A kid was standing outside the Fruit Company with one black-booted foot cocked back against the wood siding. The collar of his shirt was turned up at the nape of his neck, and his hair was combed in a style I recognized (from old movies, mostly) as Early Elvis. Unlike the boys I was used to seeing in my classes, he sported no goatee, not even a flavor patch below the chin. I realized that in the world I was now visiting (I hoped I was only visiting), he’d be kicked out of LHS for showing up with even a single strand of facial hair. Instantly.
I nodded to him. James Dean nodded back and said, “Hi-ho, Daddy-O.” I went inside. A bell jingled above the door. Instead of dust and gently decaying wood, I smelled oranges, apples, coffee, and fragrant tobacco. To my right was a rack of comic books with their covers torn off— Archie, Batman, Captain Marvel, Plastic Man, Tales from the Crypt. The hand-printed sign above this trove, which would have sent any eBay aficionado into paroxysms, read COMIX 5¢ EA THREE FOR 10¢ NINE FOR A QUARTER PLEASE DON’T HANDLE
UNLESS YOU INTEND TO BUY.
On the left was a rack of newspapers. No New York Times, but there were copies of the Portland Press Herald and one leftover Boston Globe. The Globe’s headline trumpeted, DULLES
HINTS CONCESSIONS IF RED CHINA RENOUNCES USE OF FORCE IN FORMOSA.

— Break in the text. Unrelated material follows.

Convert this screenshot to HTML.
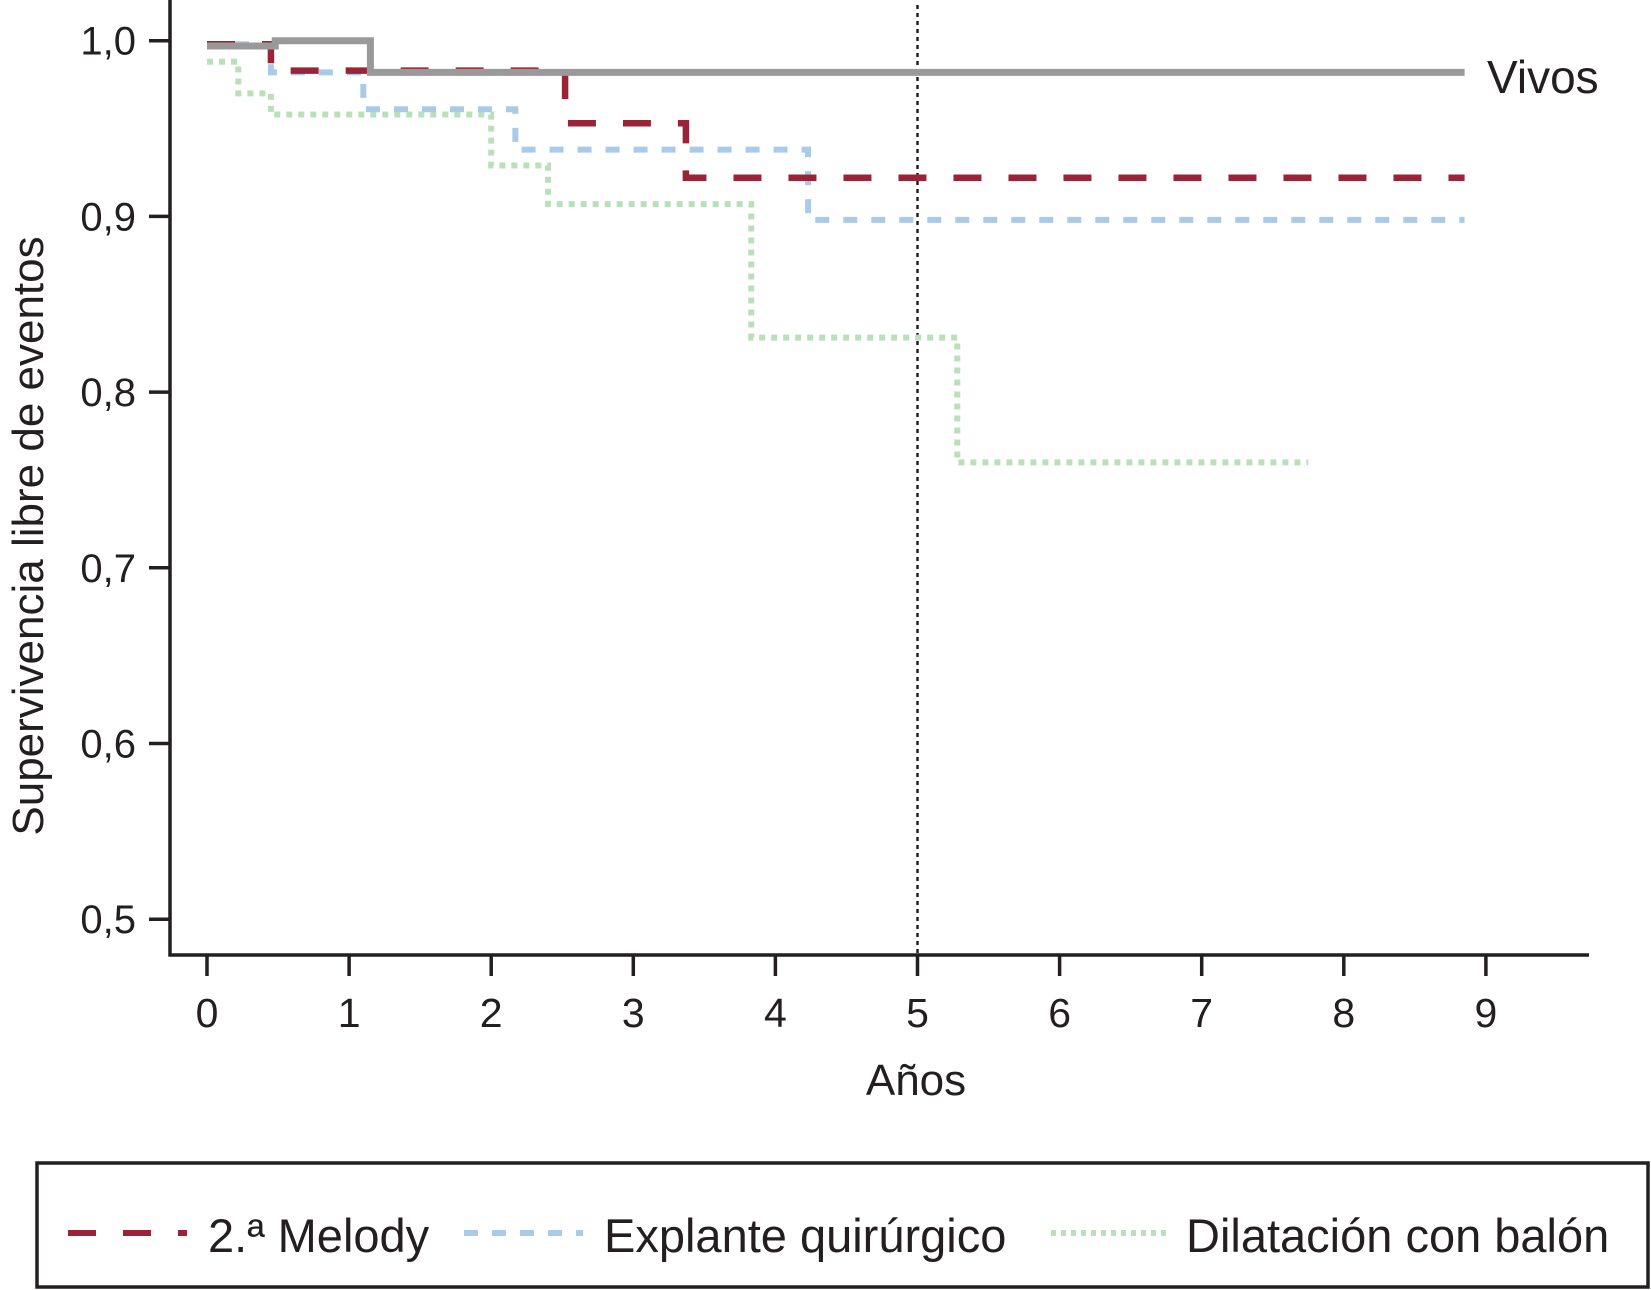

The dates on both were Tuesday, September 9, 1958.
5
I took the Globe, which sold for eight cents, and walked toward a marble-topped soda fountain that did not exist in my time. Standing behind it was Frank Anicetti. It was him all right, right down to the distinguished wings of gray above his ears. Only this version—call him Frank 1.0
—was thin instead of plump, and wearing rimless bifocals. He was also taller. Feeling like a stranger in my own body, I slid onto one of the stools.